**Set exercise:**
Leave out the pictures, and retype only the lines from the beginning of the material through the line that contains "import plotly.graph_objects as go", including both.

[Plotting code records]
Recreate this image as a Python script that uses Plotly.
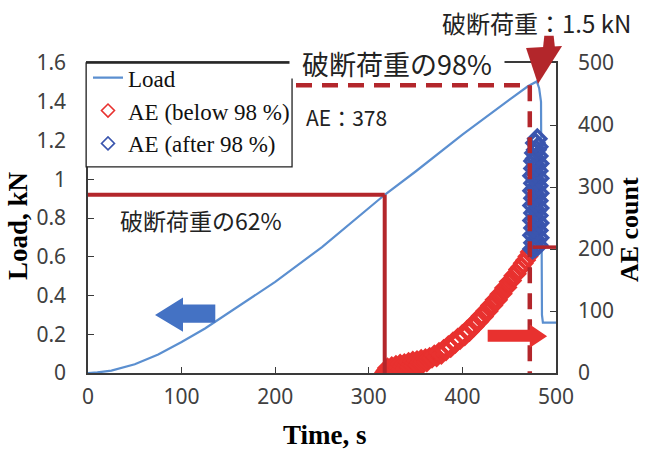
import plotly.graph_objects as go

# ---------------- data ----------------
t_load = [0, 10, 25, 50, 75, 100, 125, 150, 175, 200, 250, 300, 317, 350, 400,
          450, 470, 479.5, 482, 484, 485, 486, 500]
load = [0, 0.003, 0.012, 0.045, 0.095, 0.16, 0.23, 0.31, 0.39, 0.47, 0.65, 0.85,
        0.92, 1.04, 1.23, 1.41, 1.48, 1.505, 1.47, 1.40, 0.30, 0.26, 0.26]

red_t = [317, 318.5, 320, 321.5, 323, 324.5, 326, 327.5, 329, 330.5, 332, 333.5,
         335, 336.5, 338, 339.5, 341, 342.5, 344, 345.5, 347, 348.5, 350, 351.5,
         353, 354.5, 356, 357.5, 359, 360.5, 362, 363.5, 365,
         367.5, 370, 372.5, 375, 377.5, 380, 382.5, 385, 387.5, 390, 392.5, 395,
         397.5, 400, 402.5, 405, 407.5, 410, 412.5, 415, 417.5, 420, 422.5, 425,
         427.5, 430, 432.5, 435, 437.5, 440, 442.5, 445, 447.5, 450, 452.5, 455,
         457.5, 460, 462.5, 465, 467.5, 470, 472.5]
red_ae = [1, 4, 8, 2, 6, 10, 3, 7, 12, 5, 9, 14, 6, 11, 15, 8, 13, 17, 10, 14,
          19, 12, 16, 20, 13, 17, 22, 15, 19, 23, 18, 22, 25,
          24, 29, 26, 33, 30, 38, 36, 44, 41, 50, 48, 56, 54, 62, 60, 69, 67, 76,
          75, 84, 83, 92, 91, 100, 100, 109, 109, 118, 118, 127, 128, 137, 138,
          147, 149, 157, 160, 167, 171, 177, 182, 188, 195]

blue_t = [475, 478, 481, 476, 479, 482, 475, 478, 481, 476, 479, 482, 475, 478,
          481, 476, 479, 482, 475, 478, 481, 476, 479, 482, 475, 478, 481, 476,
          479, 482, 475, 478, 481, 476, 479, 482, 476, 478, 481, 477, 479, 481,
          478, 480]
blue_ae = [200, 203, 206, 210, 214, 218, 222, 226, 230, 234, 238, 242, 246, 250,
           254, 258, 262, 266, 270, 274, 278, 282, 286, 290, 294, 298, 302, 306,
           310, 314, 318, 322, 326, 330, 334, 338, 342, 346, 350, 355, 360, 365,
           371, 378]

x_ticks = [0, 100, 200, 300, 400, 500]
load_ticks = [0, 0.2, 0.4, 0.6, 0.8, 1, 1.2, 1.4, 1.6]
ae_ticks = [0, 100, 200, 300, 400, 500]

load62 = 0.92
t62 = 317
load98 = 1.485
t98 = 472
ae98 = 203

# ---------------- styles ----------------
DARKRED = "#B3262B"
RED = "#E8312F"
BLUE_LINE = "#5B8FD0"
BLUE_MK = "#3A55AE"
BLUE_ARROW = "#4472C4"
AXC = "#3a3a3a"
TICKFONT = dict(family="Noto Sans", size=21, color="#404040")
SERIF_B = dict(family="Liberation Serif", size=27, color="#000000")
JP = "Noto Sans CJK JP"

fig = go.Figure()
fig.add_trace(go.Scatter(x=t_load, y=load, mode="lines", name="Load",
                         line=dict(color=BLUE_LINE, width=2.2), yaxis="y"))
fig.add_trace(go.Scatter(x=red_t, y=red_ae, mode="markers", name="AE (below 98 %)",
                         marker=dict(symbol="diamond-open", size=13, color=RED,
                                     line=dict(width=3.2, color=RED)),
                         yaxis="y2", showlegend=False))
fig.add_trace(go.Scatter(x=blue_t, y=blue_ae, mode="markers", name="AE (after 98 %)",
                         marker=dict(symbol="diamond-open", size=13, color=BLUE_MK,
                                     line=dict(width=3.5, color=BLUE_MK)),
                         yaxis="y2", showlegend=False))
# legend entries with the small thin diamonds shown in the legend box
fig.add_trace(go.Scatter(x=[None], y=[None], mode="markers", name="AE (below 98 %)",
                         marker=dict(symbol="diamond-open", size=10, color=RED,
                                     line=dict(width=1.6, color=RED)),
                         yaxis="y2"))
fig.add_trace(go.Scatter(x=[None], y=[None], mode="markers", name="AE (after 98 %)",
                         marker=dict(symbol="diamond-open", size=10, color=BLUE_MK,
                                     line=dict(width=1.6, color=BLUE_MK)),
                         yaxis="y2"))

shapes = []
# 62% lines
shapes.append(dict(type="line", xref="x", yref="y", x0=0, x1=t62, y0=load62, y1=load62,
                   line=dict(color=DARKRED, width=4), layer="above"))
shapes.append(dict(type="line", xref="x", yref="y", x0=t62, x1=t62, y0=load62, y1=0,
                   line=dict(color=DARKRED, width=4), layer="above"))
# 98% dashed lines
shapes.append(dict(type="line", xref="x", yref="y", x0=0, x1=t98, y0=load98, y1=load98,
                   line=dict(color=DARKRED, width=4.5, dash="16px,10px"), layer="above"))
shapes.append(dict(type="line", xref="x", yref="y", x0=t98, x1=t98, y0=load98, y1=0,
                   line=dict(color=DARKRED, width=4.5, dash="16px,10px"), layer="above"))
# short AE level line at right
shapes.append(dict(type="line", xref="x", yref="y2", x0=475, x1=500, y0=ae98, y1=ae98,
                   line=dict(color=DARKRED, width=3.5), layer="above"))
# blue left arrow (load axis)
shapes.append(dict(type="path", xref="x", yref="y",
                   path="M 136 0.353 L 101.5 0.353 L 101.5 0.39 L 71.6 0.30 L 101.5 0.213 L 101.5 0.26 L 136 0.26 Z",
                   fillcolor=BLUE_ARROW, line=dict(width=0), layer="above"))
# red right arrow (AE axis)
shapes.append(dict(type="path", xref="x", yref="y",
                   path="M 427 0.223 L 472 0.223 L 472 0.250 L 490.5 0.19 L 472 0.130 L 472 0.161 L 427 0.161 Z",
                   fillcolor=RED, line=dict(width=0), layer="above"))
# red down arrow at top (paper coords)
shapes.append(dict(type="path", xref="paper", yref="paper",
                   path="M 0.936 1.048 L 1.013 1.055 L 0.9615 0.932 Z",
                   fillcolor=DARKRED, line=dict(width=0), layer="above"))
shapes.append(dict(type="path", xref="paper", yref="paper",
                   path="M 0.975 1.088 L 0.995 1.088 L 0.998 1.045 L 0.972 1.045 Z",
                   fillcolor=DARKRED, line=dict(width=0), layer="above"))
# legend frame (white box behind the legend entries)
shapes.append(dict(type="rect", xref="paper", yref="paper",
                   x0=-0.004, x1=0.436, y0=0.665, y1=1.0,
                   fillcolor="white", line=dict(color="#222222", width=1.3),
                   layer="above"))

annotations = [
    dict(text="破断荷重の98%", xref="paper", yref="paper", x=0.66, y=1.0,
         xanchor="center", yanchor="middle", showarrow=False, bgcolor="white",
         font=dict(family=JP, size=27, color="#222222"), borderpad=0,
         height=30, width=214, valign="middle"),
    dict(text="破断荷重：1.5 kN", xref="paper", yref="paper", x=1.165, y=1.13,
         xanchor="right", yanchor="middle", showarrow=False,
         font=dict(family=JP, size=24, color="#222222")),
    dict(text="AE：378", xref="paper", yref="paper", x=0.462, y=0.825,
         xanchor="left", yanchor="middle", showarrow=False,
         font=dict(family=JP, size=21, color="#222222")),
    dict(text="破断荷重の62%", xref="paper", yref="paper", x=0.064, y=0.494,
         xanchor="left", yanchor="middle", showarrow=False,
         font=dict(family=JP, size=23, color="#222222")),
    # axis titles
    dict(text="<b>Load, kN</b>", xref="paper", yref="paper", x=-0.1496, y=0.477,
         xanchor="center", yanchor="middle", textangle=-90, showarrow=False,
         font=SERIF_B),
    dict(text="<b>AE count</b>", xref="paper", yref="paper", x=1.156, y=0.461,
         xanchor="center", yanchor="middle", textangle=-90, showarrow=False,
         font=dict(family="Liberation Serif", size=26, color="#000000")),
    dict(text="<b>Time, s</b>", xref="paper", yref="paper", x=0.506, y=-0.20,
         xanchor="center", yanchor="middle", showarrow=False, font=SERIF_B),
]

fig.update_layout(
    width=645, height=450,
    margin=dict(l=88, r=89, t=63, b=77),
    paper_bgcolor="white", plot_bgcolor="white",
    showlegend=True,
    legend=dict(x=0, y=1.022, xanchor="left", yanchor="top",
                bgcolor="rgba(0,0,0,0)", borderwidth=0,
                font=dict(family="Liberation Serif", size=23, color="#111111"),
                tracegroupgap=0),
    xaxis=dict(range=[0, 500], tickvals=x_ticks, ticks="inside", ticklen=6,
               showgrid=False, zeroline=False, showline=True, linecolor=AXC,
               linewidth=1.5, mirror=True, tickfont=TICKFONT, tickcolor=AXC,
               ticklabelstandoff=4, automargin=False),
    yaxis=dict(range=[0, 1.6], tickvals=load_ticks, ticks="inside", ticklen=6,
               showgrid=False, zeroline=False, showline=True, linecolor=AXC,
               linewidth=1.5, mirror=True, tickfont=TICKFONT, tickcolor=AXC,
               ticklabelstandoff=16, automargin=False),
    yaxis2=dict(range=[0, 500], tickvals=ae_ticks, ticks="inside", ticklen=6,
                overlaying="y", side="right", showgrid=False, zeroline=False,
                showline=True, linecolor=AXC, linewidth=1.5,
                tickfont=TICKFONT, tickcolor=AXC, ticklabelstandoff=16,
                automargin=False),
    shapes=shapes,
    annotations=annotations,
)

fig.write_html("out.html", config={"displayModeBar": False},
               post_script="document.body.style.margin='0';document.body.style.padding='0';")
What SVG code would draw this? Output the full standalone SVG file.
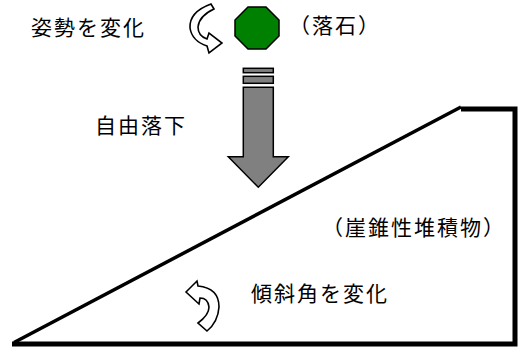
<svg xmlns="http://www.w3.org/2000/svg" width="520" height="347" viewBox="0 0 520 347">
<style>
  .t { font-family: "Noto Sans CJK JP", "Noto Sans CJK SC", sans-serif; font-size: 21px; letter-spacing: 2px; fill: #000; }
  .outline { fill: #fff; stroke: #000; stroke-width: 1.6; stroke-linejoin: miter; }
  .gray { fill: #808080; stroke: #000; stroke-width: 1.5; }
  .ground { fill: none; stroke: #000; stroke-linecap: butt; stroke-linejoin: miter; }
</style>
<rect width="520" height="347" fill="#fff"/>
<g id="connectors">
  <g id="fall-arrow">
    <rect class="gray" x="243.3" y="68.3" width="30" height="4.4"/>
    <rect class="gray" x="243.3" y="76.3" width="30" height="7"/>
    <path class="gray" d="M243.3,87.3 L273.3,87.3 L273.3,156.7 L288.3,156.7 L258.3,187.3 L228.3,156.7 L243.3,156.7 Z"/>
  </g>
</g>
<g id="terrain">
  <path class="ground" stroke-width="5" d="M12,344 L515,344 L515,109 L461,109"/>
  <path class="ground" stroke-width="3.5" d="M14,342.5 L461,107"/>
</g>
<g id="rock">
  <polygon points="248,7 266,7 279,20 279,36 266,49 248,49 235,36 235,20" fill="#008000" stroke="#000" stroke-width="1.5"/>
</g>
<g id="rotate-top">
  <path class="outline" d="M211,4 Q189,12 190,28 Q192,41 207,46 L209,53 L222,43 L209,33 L207,39 Q198,36 198,27 Q199,16 214,9 Z"/>
</g>
<g id="rotate-bottom">
  <path class="outline" d="M186,292 L197,281 L198,286 Q219,288 219,307 Q218,322 207,331 L198,323 Q209,315 209,307 Q208,298 200,298 L199,304 Z"/>
</g>
<g id="labels">
  <text class="t" x="31" y="35">姿勢を変化</text>
  <text class="t" x="289" y="33">（落石）</text>
  <text class="t" x="95" y="133">自由落下</text>
  <text class="t" x="322" y="235">（崖錐性堆積物）</text>
  <text class="t" x="251" y="301">傾斜角を変化</text>
</g>
</svg>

**Exercise solution:**
Recreate this image as a Python script that uses Plotly.
import plotly.graph_objects as go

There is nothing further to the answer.